**Problem description**: Scan the lines below; pull out those with "React".

----- Data block -----

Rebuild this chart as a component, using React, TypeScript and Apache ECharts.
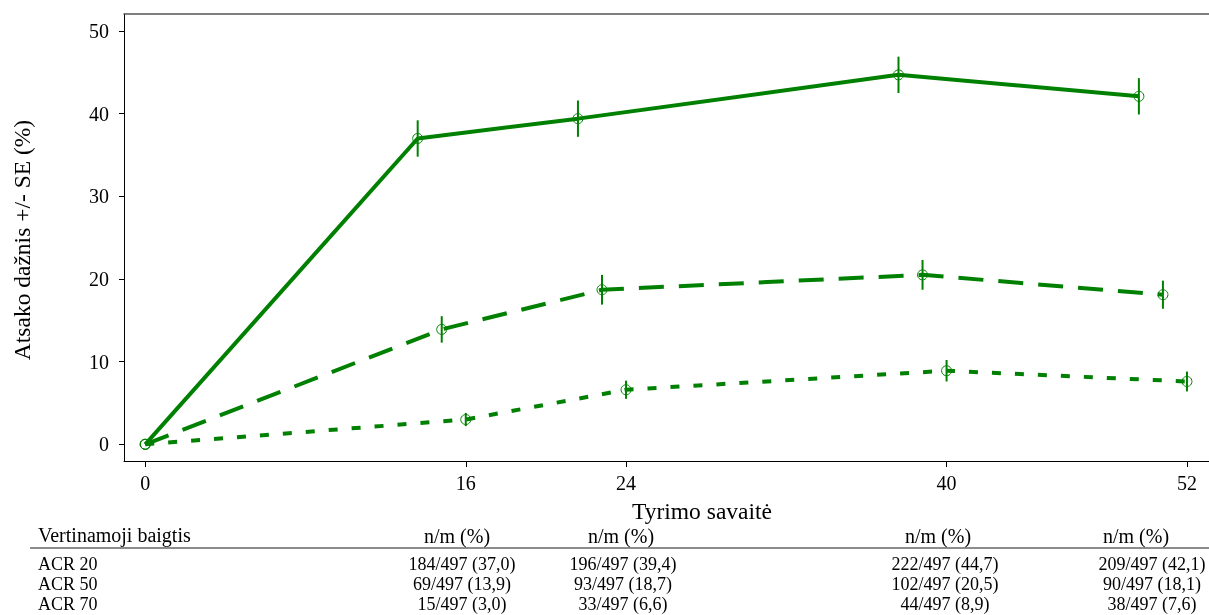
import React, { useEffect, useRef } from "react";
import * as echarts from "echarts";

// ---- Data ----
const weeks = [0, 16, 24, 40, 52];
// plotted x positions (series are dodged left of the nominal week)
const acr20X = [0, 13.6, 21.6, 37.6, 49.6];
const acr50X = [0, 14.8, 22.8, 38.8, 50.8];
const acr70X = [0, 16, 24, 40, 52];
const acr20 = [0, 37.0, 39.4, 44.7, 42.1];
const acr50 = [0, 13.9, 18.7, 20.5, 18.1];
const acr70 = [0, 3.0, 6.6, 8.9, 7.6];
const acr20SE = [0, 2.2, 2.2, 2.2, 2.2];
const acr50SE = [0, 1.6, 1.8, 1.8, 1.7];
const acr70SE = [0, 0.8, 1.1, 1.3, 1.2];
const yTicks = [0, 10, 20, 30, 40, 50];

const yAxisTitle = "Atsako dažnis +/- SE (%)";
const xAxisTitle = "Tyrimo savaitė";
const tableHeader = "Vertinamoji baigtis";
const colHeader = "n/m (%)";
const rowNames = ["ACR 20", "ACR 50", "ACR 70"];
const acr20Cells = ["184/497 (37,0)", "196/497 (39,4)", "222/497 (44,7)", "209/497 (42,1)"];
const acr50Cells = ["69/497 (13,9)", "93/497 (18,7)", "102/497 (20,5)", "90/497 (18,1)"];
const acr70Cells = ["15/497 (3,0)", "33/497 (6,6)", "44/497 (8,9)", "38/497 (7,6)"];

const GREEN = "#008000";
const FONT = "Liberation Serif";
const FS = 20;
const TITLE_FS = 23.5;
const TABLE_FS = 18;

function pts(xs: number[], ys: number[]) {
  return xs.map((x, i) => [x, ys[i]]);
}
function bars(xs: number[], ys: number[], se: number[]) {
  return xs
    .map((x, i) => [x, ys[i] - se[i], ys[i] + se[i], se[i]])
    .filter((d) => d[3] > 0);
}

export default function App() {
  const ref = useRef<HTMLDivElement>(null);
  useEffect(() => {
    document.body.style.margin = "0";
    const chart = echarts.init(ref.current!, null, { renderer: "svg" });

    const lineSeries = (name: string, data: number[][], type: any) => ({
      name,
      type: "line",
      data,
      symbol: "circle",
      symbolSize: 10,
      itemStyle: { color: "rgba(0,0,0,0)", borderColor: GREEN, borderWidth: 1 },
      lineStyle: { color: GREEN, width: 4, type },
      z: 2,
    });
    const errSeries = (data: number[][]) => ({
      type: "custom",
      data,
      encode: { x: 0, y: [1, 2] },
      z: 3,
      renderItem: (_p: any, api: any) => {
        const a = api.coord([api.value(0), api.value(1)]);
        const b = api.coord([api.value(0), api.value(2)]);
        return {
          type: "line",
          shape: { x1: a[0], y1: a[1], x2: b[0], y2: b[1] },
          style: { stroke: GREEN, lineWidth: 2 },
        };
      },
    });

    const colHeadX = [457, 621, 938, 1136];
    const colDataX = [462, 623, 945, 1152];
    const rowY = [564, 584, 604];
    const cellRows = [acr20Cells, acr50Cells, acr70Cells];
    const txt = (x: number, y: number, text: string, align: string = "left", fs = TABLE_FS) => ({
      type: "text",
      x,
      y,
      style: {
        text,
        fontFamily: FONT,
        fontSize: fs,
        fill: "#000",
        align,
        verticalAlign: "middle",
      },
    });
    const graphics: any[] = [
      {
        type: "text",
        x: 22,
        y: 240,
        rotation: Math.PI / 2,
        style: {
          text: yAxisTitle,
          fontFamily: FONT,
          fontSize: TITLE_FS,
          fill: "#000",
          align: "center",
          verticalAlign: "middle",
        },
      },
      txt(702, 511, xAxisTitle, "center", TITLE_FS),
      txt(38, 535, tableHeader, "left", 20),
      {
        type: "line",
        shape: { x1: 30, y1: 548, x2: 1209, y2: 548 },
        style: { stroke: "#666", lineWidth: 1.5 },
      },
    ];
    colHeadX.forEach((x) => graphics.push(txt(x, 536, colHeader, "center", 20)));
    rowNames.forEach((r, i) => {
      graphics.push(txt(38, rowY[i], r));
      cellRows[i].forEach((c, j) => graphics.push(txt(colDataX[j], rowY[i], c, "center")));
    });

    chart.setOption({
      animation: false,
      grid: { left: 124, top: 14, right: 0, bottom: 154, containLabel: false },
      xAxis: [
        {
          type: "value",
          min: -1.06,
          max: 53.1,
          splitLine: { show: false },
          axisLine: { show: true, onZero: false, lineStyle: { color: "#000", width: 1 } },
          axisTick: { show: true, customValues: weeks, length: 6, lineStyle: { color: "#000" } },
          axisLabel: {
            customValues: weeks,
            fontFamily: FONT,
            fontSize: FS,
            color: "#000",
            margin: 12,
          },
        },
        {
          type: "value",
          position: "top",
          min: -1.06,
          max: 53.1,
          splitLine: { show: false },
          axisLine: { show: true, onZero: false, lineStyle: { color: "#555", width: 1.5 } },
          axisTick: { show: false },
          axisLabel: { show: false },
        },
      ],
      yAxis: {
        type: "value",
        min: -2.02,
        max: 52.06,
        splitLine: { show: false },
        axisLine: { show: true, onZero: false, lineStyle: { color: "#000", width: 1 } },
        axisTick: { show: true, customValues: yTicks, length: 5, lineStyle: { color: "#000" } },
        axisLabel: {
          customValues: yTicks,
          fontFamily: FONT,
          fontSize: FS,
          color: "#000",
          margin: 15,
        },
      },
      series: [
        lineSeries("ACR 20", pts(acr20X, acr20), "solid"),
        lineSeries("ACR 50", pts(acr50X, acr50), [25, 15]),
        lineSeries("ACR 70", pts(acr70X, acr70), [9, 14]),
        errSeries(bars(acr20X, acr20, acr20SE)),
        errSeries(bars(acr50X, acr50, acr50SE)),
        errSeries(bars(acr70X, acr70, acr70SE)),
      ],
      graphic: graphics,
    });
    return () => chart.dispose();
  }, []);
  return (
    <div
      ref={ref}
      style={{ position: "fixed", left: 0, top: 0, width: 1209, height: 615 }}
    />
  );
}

-----

**Solved problem**:
Rebuild this chart as a component, using React, TypeScript and Apache ECharts.
import React, { useEffect, useRef } from "react";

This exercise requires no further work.